Horton presents a disturbing portrayal of Alice Martin, U.S. Attorney for the Northern District of Alabama. The piece focuses on the investigation of Martin for possible perjury in an employment-discrimination case. The Alabama press has virtually ignored the perjury investigation, but Horton provides plenty of insight--not only on the perjury case itself but also on the mindset that Martin brings to her job as a federal prosecutor.
"Back when I started writing about the U.S. attorneys scandal, I got flooded with personal accounts of dealings and encounters with Alice Martin," Horton writes. "They came in from attorneys, businessmen, political figures, prosecutors who work for her, and even a judge. And not a single person had a positive thing to say about Martin."
The perjury investigation stems from an employment-discrimination case involving Deidra Brown, a young assistant U.S. attorney in the Huntsville office who was fired by Martin in May 2002. Brown alleges in an EEOC complaint that she was fired as retaliation for assisting her former supervisor, H. Victor Conrad, who had also filed an EEOC complaint against Martin.

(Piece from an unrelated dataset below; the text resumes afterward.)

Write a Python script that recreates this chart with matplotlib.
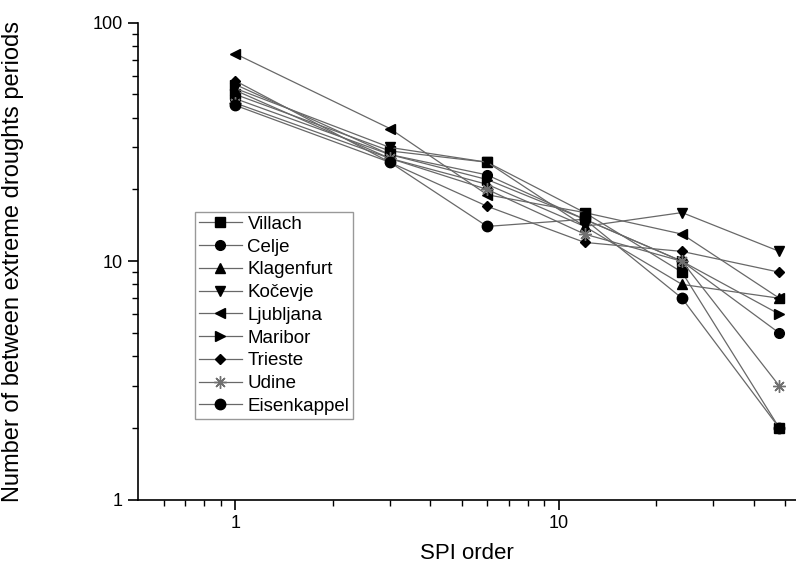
import matplotlib
matplotlib.use("Agg")
import matplotlib.pyplot as plt
from matplotlib.ticker import LogLocator, FixedLocator, NullFormatter, FixedFormatter

plt.rcParams['font.family'] = ['Liberation Sans', 'DejaVu Sans']

spi_order = [1, 3, 6, 12, 24, 48]

stations = ['Villach', 'Celje', 'Klagenfurt', 'Kočevje', 'Ljubljana',
            'Maribor', 'Trieste', 'Udine', 'Eisenkappel']

villach = [50, 29, 26, 16, 9, 2]
celje = [48, 28, 23, 15, 10, 5]
klagenfurt = [52, 27, 21, 14, 8, 7]
kocevje = [53, 30, 26, 14, 16, 11]
ljubljana = [74, 36, 19, 16, 13, 7]
maribor = [55, 28, 22, 15, 10, 6]
trieste = [57, 26, 17, 12, 11, 9]
udine = [46, 27, 20, 13, 10, 3]
eisenkappel = [45, 26, 14, 15, 7, 2]

series = [villach, celje, klagenfurt, kocevje, ljubljana,
          maribor, trieste, udine, eisenkappel]
markers = ['s', 'o', '^', 'v', '<', '>', 'D', (8, 2, 0), 'o']

fig = plt.figure(figsize=(7.96, 5.71), dpi=100)
ax = fig.add_axes([138 / 796, 1 - 500 / 571, 658 / 796, (500 - 22.6) / 571])

for name, vals, m in zip(stations, series, markers):
    if name == 'Udine':
        ax.plot(spi_order, vals, color='#686868', lw=0.9, marker=m,
                ms=9, mec='#707070', mew=1.0, label=name)
    else:
        ms = 5.5 if m == 'D' else 7
        if name == 'Eisenkappel':
            ms = 7.5
        ax.plot(spi_order, vals, color='#686868', lw=0.9, marker=m,
                ms=ms, mfc='black', mec='black', label=name)

ax.set_xscale('log')
ax.set_yscale('log')
ax.set_xlim(0.5, 54)
ax.set_ylim(1, 100)

ax.spines['top'].set_visible(False)
ax.spines['right'].set_visible(False)
ax.spines['left'].set_linewidth(1.2)
ax.spines['bottom'].set_linewidth(1.2)

ax.xaxis.set_major_locator(FixedLocator([1, 10]))
ax.xaxis.set_major_formatter(FixedFormatter(['1', '10']))
ax.xaxis.set_minor_locator(FixedLocator([0.6, 0.7, 0.8, 0.9, 2, 3, 4, 5, 6, 7, 8, 9, 20, 30, 40, 50]))
ax.xaxis.set_minor_formatter(NullFormatter())
ax.yaxis.set_major_locator(FixedLocator([1, 10, 100]))
ax.yaxis.set_major_formatter(FixedFormatter(['1', '10', '100']))
ax.yaxis.set_minor_locator(LogLocator(base=10, subs=range(2, 10)))
ax.yaxis.set_minor_formatter(NullFormatter())

ax.tick_params(which='major', direction='out', length=7, width=1.2, labelsize=13, pad=4)
ax.tick_params(which='minor', direction='out', length=4, width=1.0)

ax.set_xlabel('SPI order', fontsize=16, labelpad=8)
ax.set_ylabel('Number of between extreme droughts periods', fontsize=17)
ax.yaxis.set_label_coords((24 - 138) / 658, 0.5)

leg = ax.legend(loc='upper left', bbox_to_anchor=((195 - 138) / 658, 1 - (212 - 22.6) / 477.4),
                fontsize=13.5, frameon=True, fancybox=False, handlelength=2.3,
                labelspacing=0.3, borderpad=0.2, handletextpad=0.3, borderaxespad=0)
leg.get_frame().set_edgecolor('#808080')
leg.get_frame().set_linewidth(1.0)

fig.savefig('out.png', dpi=100)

Well, you can add me to the list of folks who've had a disturbing encounter with Alice Martin. It involves her clear attempt to cover up my allegations of wrongdoing by Republican judges in Alabama. And I will be posting about it soon.
Why would Martin be anxious to cover up a case of Republican sleaze? Horton provides some insight: "Martin ran for public office as a Republican twice, and lost twice to her Democratic opponent. In an interview with the Associated Press after she lost one of the races, in November 1998, she expressed bitterness and resentment towards Democrats. She has made her aspirations to stand as a Republican candidate for statewide office in Alabama widely known."